I.- Nous nous en voulons d’avoir qualifié ce 2 novembre, dans l’article précédent, de « jour des morts » - titre que nous nous sommes donc empressés de corriger. Ce repentir vient de la consternante lecture de feuilles publiques comme Le Figaro, où l’on lit les propos d’une certaine Nadine Beauthéac, psychothérapeute, affirmant avec la docte assurance que nous aimons à trouver chez nos sorciers modernes - “philosophes” et spécialistes en tous genres : « Il faut créer du sens dans ce moment de non-sens qu’est la mort ».
Parler en ce jour de « fête des morts », en effet, est, dans le climat actuel de paganisme et d'autisme métaphysique, un contresens théologique. Laissons cela aux réducteurs de tête et à leurs clients.
Qu’est-ce que vivre, et qu’est-ce que mourir pour un chrétien ? Vivre, c’est être ouvert à Dieu, dans la réception de sa grâce, dos tourné à la mort du péché. Etre mort, c’est Lui être fermé. La Vie est la condition de qui marche sur le Chemin qui conduit à la contemplation de la Vérité, face à face, dans la béatitude éternelle. La mort est la condition de qui a rompu avec les sources d’eau vive, s’enfermant soi-même jusqu’à cette séparation éternelle qu’est l’enfer.
L’Eglise - pour ce qui est de l'au-delà - ne prie pas pour les morts. Elle ne prie que pour les vivants. Aussi parle-t-elle en ce jour des « fidèles » défunts : ceux des défunts qui, en dépit des accidents parfois terribles de cette existence, de ses tentations et de ses doutes, sont demeurés dans la foi vive, fidèles par grâce de miséricorde.
"Les âmes des justes sont dans la main de Dieu. Et nul tourment ne les atteindra. Aux yeux des insensés ils ont paru mourir, leur départ a été tenu pour un malheur et leur voyage loin de nous pour un anéantissement, mais eux sont en paix. S'ils ont, aux yeux des hommes, subi des châtiments, leur espérance était pleine d'immortalité; pour une légère correction ils recevront de grands bienfaits. Dieu en effet les a mis à l'épreuve et il les a trouvés dignes de lui; comme l'or au creuset, il les a éprouvés, comme un parfait holocauste, il les a agréés. Au temps de leur visite, ils resplendiront, et comme des étincelles à travers le chaume ils courront. Ils jugeront les nations et domineront sur les peuples, et le Seigneur régnera sur eux à jamais. Ceux qui mettent en lui leur confiance comprendront la vérité et ceux qui sont fidèles demeureront auprès de lui dans l'amour, car la grâce et la miséricorde sont pour ses saints et sa visite est pour ses élus" (Sagesse, 1, 3-9).

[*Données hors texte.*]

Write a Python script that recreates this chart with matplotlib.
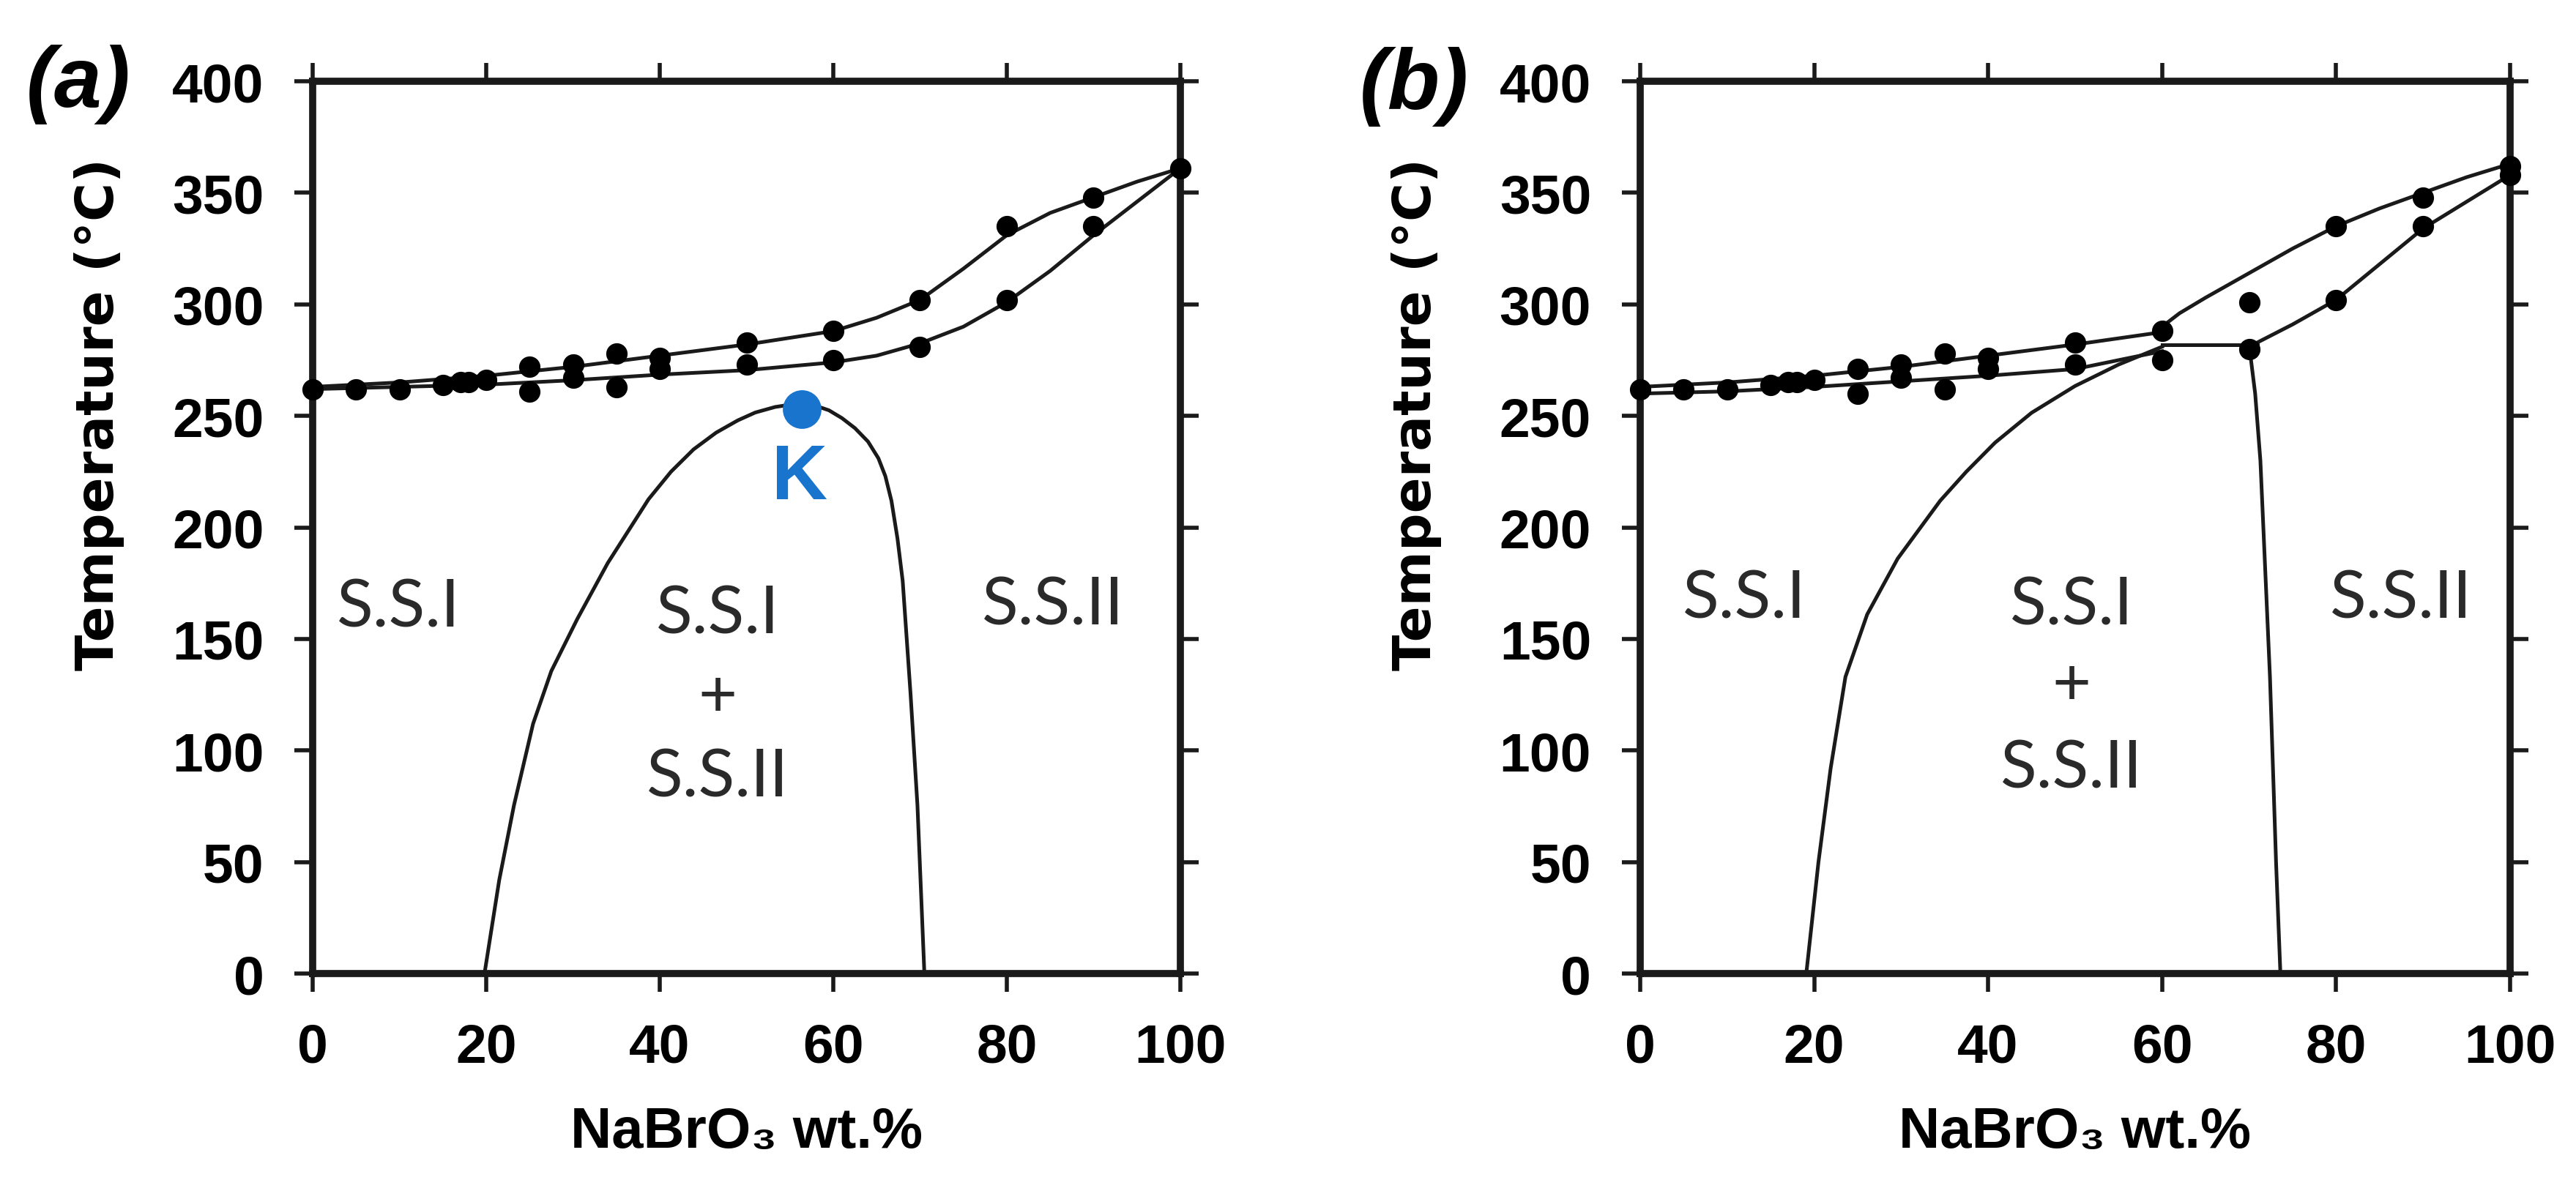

II.- Comme la fête de la Toussaint, cette fête du 2 novembre est essentiellement une fête de la vie, du triomphe de la vie sur les puissances de la mort, de la grandeur de Dieu dont les desseins sur le monde n’échouent pas. Une fête de l’espérance théologale, aussi, puisqu’elle exprime notre espérance que nos êtres chers soient de ce « Nombre » sacré connu de Dieu seul.
La « Commémoration des fidèles défunts » porte seulement l’accent sur une vérité adjacente : Dieu est le Saint, le Pur, le Séparé. Nul ne s’approche de sa Face qui ne soit purifié. Comment s’opère cette purification chez ces vivants pour qui nous prions ? “Séjour” en une sorte de lieu de transition entre notre monde et la Vision ? “Transpersion” par le regard du Christ ? Nul ne peut le dire. Mais nul ne peut nier - en dépit des assurances, là encore, des doctes patentés - que la foi chrétienne se soit toujours attachée à la vérité de ce fait purifiant et douloureux. Au début du 3ème siècle, sainte Perpétue racontait comment, en un songe, elle vit son jeune frère décédé délivré de ses tourments par sa propre prière.
La prière, c’est elle qu’appelle l’Eglise pour nos défunts, en nous rappelant, s’ils sont décédés dans l’amitié de Dieu, qu’ils sont des Vivants qui peuvent aussi intercéder pour nous. C’est avec cette double énergie de l’espérance que nous faisons monter nos prières pour nos êtres chers - et spécialement, en cette année, pour notre ami Mgr Jacques Masson.